The above is a list of examples of what might be called ‘uncanonical nationalism’, for its extremism always leads to schisms and heresies, that is, it leads to being outside the Church. This we can see with the case of the contemporary Patriarchate of Constantinople, whose schism has taken 100 years to prepare. However, there is also nationalism inside the Church, that is, it is ‘canonical’. Though obviously, by definition, more moderate than the extremist form outside the communion of the Church, it is basically imperialist. Its sign is national exclusivism, it will accept others only if they ‘become Greeks’ or ‘become Russians’, for instance.

This imperialism is marked by the imposition of a single language and a single culture, centralisation and bureaucracy. This is inevitably part of a controlling tyranny, of the bullying and intimidation of both clergy and people at the grassroots. By creating fear and injustice, it hopes to obtain the property and wealth of the people, their church buildings. By mistreating the clergy, this imperialist centralism discourages the missionary impulse, often persecuting any missionary initiative in the name of control and ‘protocols’. Such a mentality is death to the soul and death to the spiritual life of the Church: imperialism is always spiritual death.

Localism

Imperialism is also by definition an attachment to the world, nationalism, but the other extreme of this nationalism is what may be called ‘Localism’. This is the reaction to centralisation, the splitting movement of disunity in the name of some small country, often an artificial one, which has led over the last 200 years to the formation of a whole series of small, ‘Autocephalous’ Local Churches. The most recent example was that which was formed fifty years ago in North America , with the formation of the tiny ‘OCA’, the Orthodox Church in America, a group which in reality united fewer than 10% of Orthodox in North America, perhaps as few as 5%.

The brainchild and scheme of the very practical and frustrated activist Fr Alexander Schmemann, who had taken power from the academic theoretician Fr George Florovsky, the ideologists of the OCA tried to impose US culture, regardless of its lack of spiritual content, on all.
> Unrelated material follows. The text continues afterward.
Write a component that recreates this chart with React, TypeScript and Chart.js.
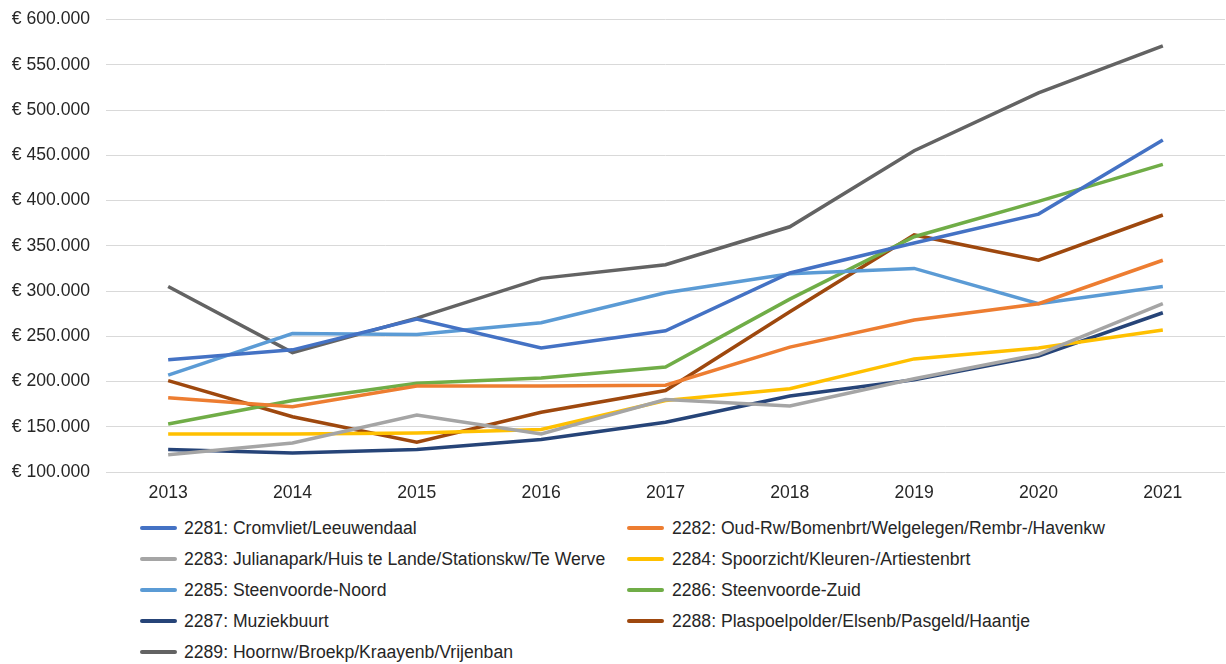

Founded not on Orthodox Christianity, this mentality tried to impose the lowest common denominator of local culture – new calendarism, modernism, anti-monasticism, anti-asceticism and anti-spiritual moralism, at best a watered-down rationalistic intellectualism. However, Christ’s Church is founded not on some local human culture, but on His Universal Gospel made incarnate.

Conclusion

For nearly fifty years now we have battled for authentic Orthodoxy, but specifically in the local language (and not in foreign versions of that language!) and for the honouring of local saints, where they exist, and for local traditions which are not opposed to the Church. We cannot ignore the local language, geography and history, we must consult and not ignore experience. All else is arrogance. What we have observed in the last half-century is that every nationalist formation, whether of imperialist or localist nationalism, has died out. Thus, both Greek and Russian Churches have died out here, as has also the attempt to create an Anglican Orthodoxy.

This 21st century will not bring a nationalistic Neo-Anglican ‘British Orthodox Church’, as they wanted. However, it may bring an Autocephalous Western European Orthodox Church, led by His Beatitude Metropolitan N. in Paris. As regards the four peoples and nations of these ‘Islands of the North Atlantic’ (IONA), it would find itself an autonomous part of such a Metropolia. It could have four archbishops, one for England, one for a reunited Ireland, one for Scotland and one for Wales, possibly with vicar bishops.  May God’s will be done.